»»
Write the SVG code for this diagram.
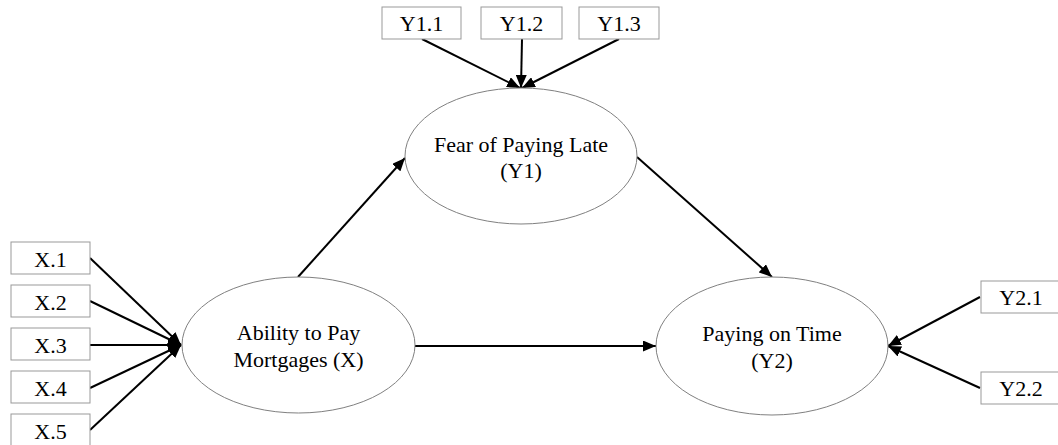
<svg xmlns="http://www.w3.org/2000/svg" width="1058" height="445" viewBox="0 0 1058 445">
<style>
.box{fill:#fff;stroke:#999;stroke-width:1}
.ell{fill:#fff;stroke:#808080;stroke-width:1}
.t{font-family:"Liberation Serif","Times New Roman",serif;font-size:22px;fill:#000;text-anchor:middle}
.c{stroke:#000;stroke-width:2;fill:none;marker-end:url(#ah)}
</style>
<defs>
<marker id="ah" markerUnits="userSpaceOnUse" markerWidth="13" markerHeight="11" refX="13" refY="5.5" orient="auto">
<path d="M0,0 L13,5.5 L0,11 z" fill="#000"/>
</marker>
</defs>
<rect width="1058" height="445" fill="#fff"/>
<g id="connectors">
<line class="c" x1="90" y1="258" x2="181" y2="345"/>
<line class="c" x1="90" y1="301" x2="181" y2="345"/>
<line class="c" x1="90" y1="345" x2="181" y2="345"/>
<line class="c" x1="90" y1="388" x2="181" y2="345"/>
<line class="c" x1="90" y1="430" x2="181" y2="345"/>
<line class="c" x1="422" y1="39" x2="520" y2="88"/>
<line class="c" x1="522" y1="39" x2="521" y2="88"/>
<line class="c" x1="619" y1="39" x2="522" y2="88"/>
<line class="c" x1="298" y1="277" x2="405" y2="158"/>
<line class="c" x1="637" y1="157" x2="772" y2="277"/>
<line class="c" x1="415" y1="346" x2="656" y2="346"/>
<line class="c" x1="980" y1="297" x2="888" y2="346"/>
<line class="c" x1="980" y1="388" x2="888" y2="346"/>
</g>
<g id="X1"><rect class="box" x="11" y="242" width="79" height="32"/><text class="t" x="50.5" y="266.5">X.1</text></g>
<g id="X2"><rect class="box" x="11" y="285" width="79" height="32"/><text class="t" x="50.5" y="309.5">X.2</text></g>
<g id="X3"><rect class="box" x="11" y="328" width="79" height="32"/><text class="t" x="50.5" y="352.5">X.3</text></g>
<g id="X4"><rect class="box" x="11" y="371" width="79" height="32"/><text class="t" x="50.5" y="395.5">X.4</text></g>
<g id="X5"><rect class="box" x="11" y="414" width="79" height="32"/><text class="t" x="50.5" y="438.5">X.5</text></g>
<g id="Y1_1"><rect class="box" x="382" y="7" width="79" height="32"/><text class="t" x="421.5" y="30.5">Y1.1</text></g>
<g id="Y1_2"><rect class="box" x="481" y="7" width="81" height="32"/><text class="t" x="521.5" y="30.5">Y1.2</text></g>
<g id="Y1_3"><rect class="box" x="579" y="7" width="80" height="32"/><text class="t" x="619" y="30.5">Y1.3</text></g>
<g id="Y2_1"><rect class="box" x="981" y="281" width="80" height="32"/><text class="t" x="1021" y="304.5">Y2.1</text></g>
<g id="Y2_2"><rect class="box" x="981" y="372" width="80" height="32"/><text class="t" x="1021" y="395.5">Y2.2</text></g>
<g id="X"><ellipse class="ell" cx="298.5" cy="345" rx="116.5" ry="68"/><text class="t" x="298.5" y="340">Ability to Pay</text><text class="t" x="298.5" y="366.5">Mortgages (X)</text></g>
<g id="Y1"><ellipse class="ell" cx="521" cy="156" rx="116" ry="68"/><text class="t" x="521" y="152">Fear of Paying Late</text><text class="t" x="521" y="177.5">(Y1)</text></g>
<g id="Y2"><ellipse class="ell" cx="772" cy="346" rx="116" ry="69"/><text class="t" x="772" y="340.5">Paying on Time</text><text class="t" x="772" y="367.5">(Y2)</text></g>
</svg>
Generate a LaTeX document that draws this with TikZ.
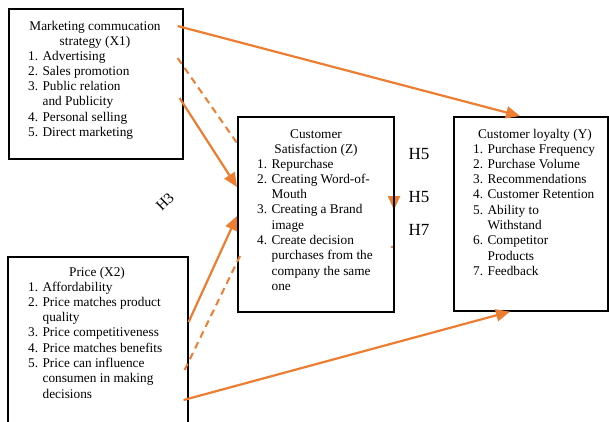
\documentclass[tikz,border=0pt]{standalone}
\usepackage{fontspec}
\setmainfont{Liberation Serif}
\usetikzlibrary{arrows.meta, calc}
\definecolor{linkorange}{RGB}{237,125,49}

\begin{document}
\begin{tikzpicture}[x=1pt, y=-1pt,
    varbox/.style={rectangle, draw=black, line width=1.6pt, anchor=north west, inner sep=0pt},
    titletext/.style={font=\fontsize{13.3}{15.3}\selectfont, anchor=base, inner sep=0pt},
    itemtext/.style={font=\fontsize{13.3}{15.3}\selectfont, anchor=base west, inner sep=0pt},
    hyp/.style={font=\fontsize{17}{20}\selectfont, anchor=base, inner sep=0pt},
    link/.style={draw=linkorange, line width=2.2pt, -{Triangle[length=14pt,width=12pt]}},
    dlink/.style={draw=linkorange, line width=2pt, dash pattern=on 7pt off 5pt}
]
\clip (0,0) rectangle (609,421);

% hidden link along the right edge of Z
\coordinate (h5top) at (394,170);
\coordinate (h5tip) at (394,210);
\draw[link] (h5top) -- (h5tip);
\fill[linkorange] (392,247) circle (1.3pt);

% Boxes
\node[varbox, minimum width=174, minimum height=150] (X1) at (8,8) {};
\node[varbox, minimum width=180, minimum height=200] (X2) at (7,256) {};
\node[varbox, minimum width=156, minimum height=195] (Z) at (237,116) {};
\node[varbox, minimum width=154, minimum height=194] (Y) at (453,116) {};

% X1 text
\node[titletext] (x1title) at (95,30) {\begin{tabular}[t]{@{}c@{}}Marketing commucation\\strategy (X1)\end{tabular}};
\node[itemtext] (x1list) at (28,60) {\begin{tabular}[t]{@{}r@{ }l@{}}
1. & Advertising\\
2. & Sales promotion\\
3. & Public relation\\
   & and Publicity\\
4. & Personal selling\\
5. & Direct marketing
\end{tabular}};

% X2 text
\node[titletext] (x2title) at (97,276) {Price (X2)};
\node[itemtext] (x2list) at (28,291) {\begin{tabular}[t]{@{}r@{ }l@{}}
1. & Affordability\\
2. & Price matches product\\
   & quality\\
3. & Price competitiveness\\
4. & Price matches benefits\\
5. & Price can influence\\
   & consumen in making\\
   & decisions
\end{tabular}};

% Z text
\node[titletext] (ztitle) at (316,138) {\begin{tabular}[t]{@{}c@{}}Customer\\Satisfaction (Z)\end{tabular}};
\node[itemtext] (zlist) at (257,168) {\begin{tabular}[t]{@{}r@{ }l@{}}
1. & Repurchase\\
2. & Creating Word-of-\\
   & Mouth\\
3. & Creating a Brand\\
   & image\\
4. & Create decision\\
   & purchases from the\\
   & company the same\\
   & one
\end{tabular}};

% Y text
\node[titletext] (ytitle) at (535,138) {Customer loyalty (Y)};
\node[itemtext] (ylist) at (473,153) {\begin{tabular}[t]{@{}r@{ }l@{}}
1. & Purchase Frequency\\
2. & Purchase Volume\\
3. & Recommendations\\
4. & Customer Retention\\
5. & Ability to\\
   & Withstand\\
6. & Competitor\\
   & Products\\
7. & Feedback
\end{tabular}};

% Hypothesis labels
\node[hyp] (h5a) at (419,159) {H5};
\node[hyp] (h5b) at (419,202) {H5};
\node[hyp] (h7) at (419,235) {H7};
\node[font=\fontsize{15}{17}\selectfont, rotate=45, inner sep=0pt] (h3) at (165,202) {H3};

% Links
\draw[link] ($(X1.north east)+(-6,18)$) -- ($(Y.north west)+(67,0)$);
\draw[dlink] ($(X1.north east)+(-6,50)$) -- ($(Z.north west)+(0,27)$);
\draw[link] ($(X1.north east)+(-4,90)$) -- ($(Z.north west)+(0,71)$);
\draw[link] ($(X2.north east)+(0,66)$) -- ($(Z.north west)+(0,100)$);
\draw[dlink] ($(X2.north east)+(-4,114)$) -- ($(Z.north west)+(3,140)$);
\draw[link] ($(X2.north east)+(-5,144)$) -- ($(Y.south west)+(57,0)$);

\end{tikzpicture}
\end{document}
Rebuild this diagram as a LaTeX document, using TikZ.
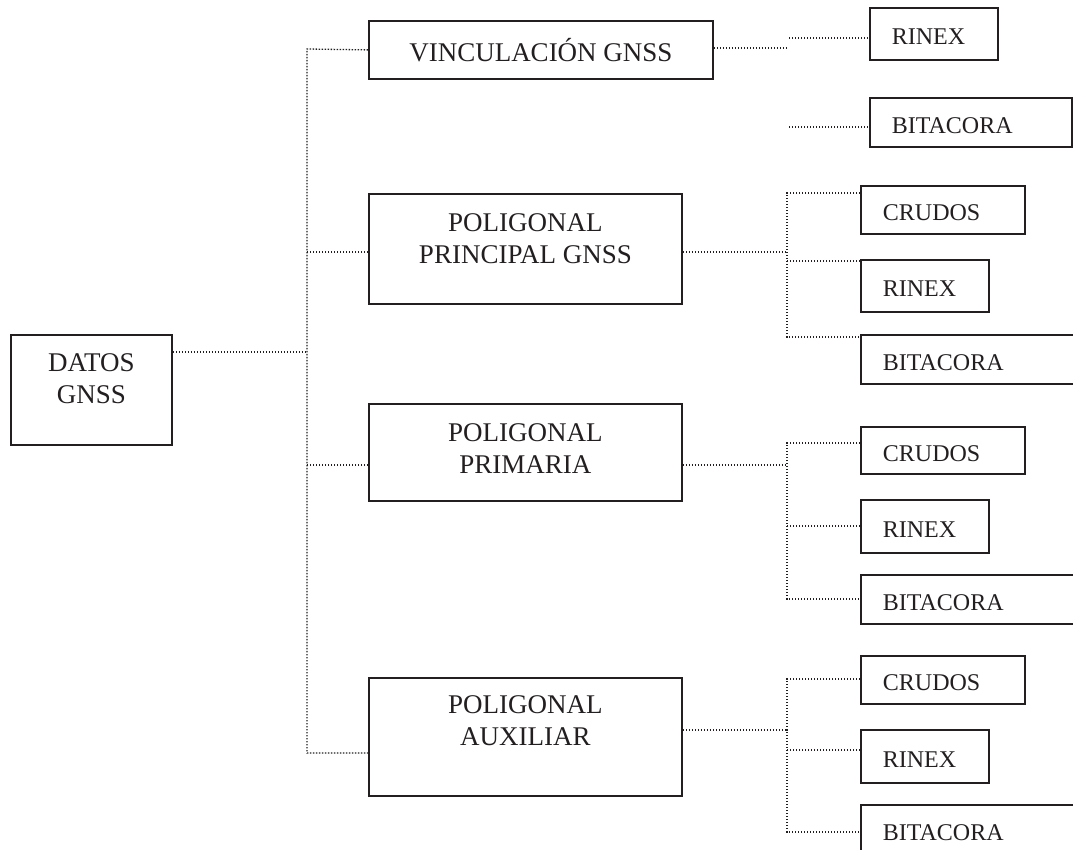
««
Goal
Write the full listing out again with every line unchanged, but include no pictures.

Written response
Write the SVG code for this diagram.
<svg xmlns="http://www.w3.org/2000/svg" width="1058" height="445" viewBox="0 0 1058 445">
<style>
.box{fill:#fff;stroke:#999;stroke-width:1}
.ell{fill:#fff;stroke:#808080;stroke-width:1}
.t{font-family:"Liberation Serif","Times New Roman",serif;font-size:22px;fill:#000;text-anchor:middle}
.c{stroke:#000;stroke-width:2;fill:none;marker-end:url(#ah)}
</style>
<defs>
<marker id="ah" markerUnits="userSpaceOnUse" markerWidth="13" markerHeight="11" refX="13" refY="5.5" orient="auto">
<path d="M0,0 L13,5.5 L0,11 z" fill="#000"/>
</marker>
</defs>
<rect width="1058" height="445" fill="#fff"/>
<g id="connectors">
<line class="c" x1="90" y1="258" x2="181" y2="345"/>
<line class="c" x1="90" y1="301" x2="181" y2="345"/>
<line class="c" x1="90" y1="345" x2="181" y2="345"/>
<line class="c" x1="90" y1="388" x2="181" y2="345"/>
<line class="c" x1="90" y1="430" x2="181" y2="345"/>
<line class="c" x1="422" y1="39" x2="520" y2="88"/>
<line class="c" x1="522" y1="39" x2="521" y2="88"/>
<line class="c" x1="619" y1="39" x2="522" y2="88"/>
<line class="c" x1="298" y1="277" x2="405" y2="158"/>
<line class="c" x1="637" y1="157" x2="772" y2="277"/>
<line class="c" x1="415" y1="346" x2="656" y2="346"/>
<line class="c" x1="980" y1="297" x2="888" y2="346"/>
<line class="c" x1="980" y1="388" x2="888" y2="346"/>
</g>
<g id="X1"><rect class="box" x="11" y="242" width="79" height="32"/><text class="t" x="50.5" y="266.5">X.1</text></g>
<g id="X2"><rect class="box" x="11" y="285" width="79" height="32"/><text class="t" x="50.5" y="309.5">X.2</text></g>
<g id="X3"><rect class="box" x="11" y="328" width="79" height="32"/><text class="t" x="50.5" y="352.5">X.3</text></g>
<g id="X4"><rect class="box" x="11" y="371" width="79" height="32"/><text class="t" x="50.5" y="395.5">X.4</text></g>
<g id="X5"><rect class="box" x="11" y="414" width="79" height="32"/><text class="t" x="50.5" y="438.5">X.5</text></g>
<g id="Y1_1"><rect class="box" x="382" y="7" width="79" height="32"/><text class="t" x="421.5" y="30.5">Y1.1</text></g>
<g id="Y1_2"><rect class="box" x="481" y="7" width="81" height="32"/><text class="t" x="521.5" y="30.5">Y1.2</text></g>
<g id="Y1_3"><rect class="box" x="579" y="7" width="80" height="32"/><text class="t" x="619" y="30.5">Y1.3</text></g>
<g id="Y2_1"><rect class="box" x="981" y="281" width="80" height="32"/><text class="t" x="1021" y="304.5">Y2.1</text></g>
<g id="Y2_2"><rect class="box" x="981" y="372" width="80" height="32"/><text class="t" x="1021" y="395.5">Y2.2</text></g>
<g id="X"><ellipse class="ell" cx="298.5" cy="345" rx="116.5" ry="68"/><text class="t" x="298.5" y="340">Ability to Pay</text><text class="t" x="298.5" y="366.5">Mortgages (X)</text></g>
<g id="Y1"><ellipse class="ell" cx="521" cy="156" rx="116" ry="68"/><text class="t" x="521" y="152">Fear of Paying Late</text><text class="t" x="521" y="177.5">(Y1)</text></g>
<g id="Y2"><ellipse class="ell" cx="772" cy="346" rx="116" ry="69"/><text class="t" x="772" y="340.5">Paying on Time</text><text class="t" x="772" y="367.5">(Y2)</text></g>
</svg>
Generate a LaTeX document that draws this with TikZ.
\documentclass[tikz,border=0pt]{standalone}
\usepackage{fontspec}
\setmainfont{Liberation Serif}
\usetikzlibrary{arrows.meta, calc}
\definecolor{linkorange}{RGB}{237,125,49}

\begin{document}
\begin{tikzpicture}[x=1pt, y=-1pt,
    varbox/.style={rectangle, draw=black, line width=1.6pt, anchor=north west, inner sep=0pt},
    titletext/.style={font=\fontsize{13.3}{15.3}\selectfont, anchor=base, inner sep=0pt},
    itemtext/.style={font=\fontsize{13.3}{15.3}\selectfont, anchor=base west, inner sep=0pt},
    hyp/.style={font=\fontsize{17}{20}\selectfont, anchor=base, inner sep=0pt},
    link/.style={draw=linkorange, line width=2.2pt, -{Triangle[length=14pt,width=12pt]}},
    dlink/.style={draw=linkorange, line width=2pt, dash pattern=on 7pt off 5pt}
]
\clip (0,0) rectangle (609,421);

% hidden link along the right edge of Z
\coordinate (h5top) at (394,170);
\coordinate (h5tip) at (394,210);
\draw[link] (h5top) -- (h5tip);
\fill[linkorange] (392,247) circle (1.3pt);

% Boxes
\node[varbox, minimum width=174, minimum height=150] (X1) at (8,8) {};
\node[varbox, minimum width=180, minimum height=200] (X2) at (7,256) {};
\node[varbox, minimum width=156, minimum height=195] (Z) at (237,116) {};
\node[varbox, minimum width=154, minimum height=194] (Y) at (453,116) {};

% X1 text
\node[titletext] (x1title) at (95,30) {\begin{tabular}[t]{@{}c@{}}Marketing commucation\\strategy (X1)\end{tabular}};
\node[itemtext] (x1list) at (28,60) {\begin{tabular}[t]{@{}r@{ }l@{}}
1. & Advertising\\
2. & Sales promotion\\
3. & Public relation\\
   & and Publicity\\
4. & Personal selling\\
5. & Direct marketing
\end{tabular}};

% X2 text
\node[titletext] (x2title) at (97,276) {Price (X2)};
\node[itemtext] (x2list) at (28,291) {\begin{tabular}[t]{@{}r@{ }l@{}}
1. & Affordability\\
2. & Price matches product\\
   & quality\\
3. & Price competitiveness\\
4. & Price matches benefits\\
5. & Price can influence\\
   & consumen in making\\
   & decisions
\end{tabular}};

% Z text
\node[titletext] (ztitle) at (316,138) {\begin{tabular}[t]{@{}c@{}}Customer\\Satisfaction (Z)\end{tabular}};
\node[itemtext] (zlist) at (257,168) {\begin{tabular}[t]{@{}r@{ }l@{}}
1. & Repurchase\\
2. & Creating Word-of-\\
   & Mouth\\
3. & Creating a Brand\\
   & image\\
4. & Create decision\\
   & purchases from the\\
   & company the same\\
   & one
\end{tabular}};

% Y text
\node[titletext] (ytitle) at (535,138) {Customer loyalty (Y)};
\node[itemtext] (ylist) at (473,153) {\begin{tabular}[t]{@{}r@{ }l@{}}
1. & Purchase Frequency\\
2. & Purchase Volume\\
3. & Recommendations\\
4. & Customer Retention\\
5. & Ability to\\
   & Withstand\\
6. & Competitor\\
   & Products\\
7. & Feedback
\end{tabular}};

% Hypothesis labels
\node[hyp] (h5a) at (419,159) {H5};
\node[hyp] (h5b) at (419,202) {H5};
\node[hyp] (h7) at (419,235) {H7};
\node[font=\fontsize{15}{17}\selectfont, rotate=45, inner sep=0pt] (h3) at (165,202) {H3};

% Links
\draw[link] ($(X1.north east)+(-6,18)$) -- ($(Y.north west)+(67,0)$);
\draw[dlink] ($(X1.north east)+(-6,50)$) -- ($(Z.north west)+(0,27)$);
\draw[link] ($(X1.north east)+(-4,90)$) -- ($(Z.north west)+(0,71)$);
\draw[link] ($(X2.north east)+(0,66)$) -- ($(Z.north west)+(0,100)$);
\draw[dlink] ($(X2.north east)+(-4,114)$) -- ($(Z.north west)+(3,140)$);
\draw[link] ($(X2.north east)+(-5,144)$) -- ($(Y.south west)+(57,0)$);

\end{tikzpicture}
\end{document}
Rebuild this diagram as a LaTeX document, using TikZ.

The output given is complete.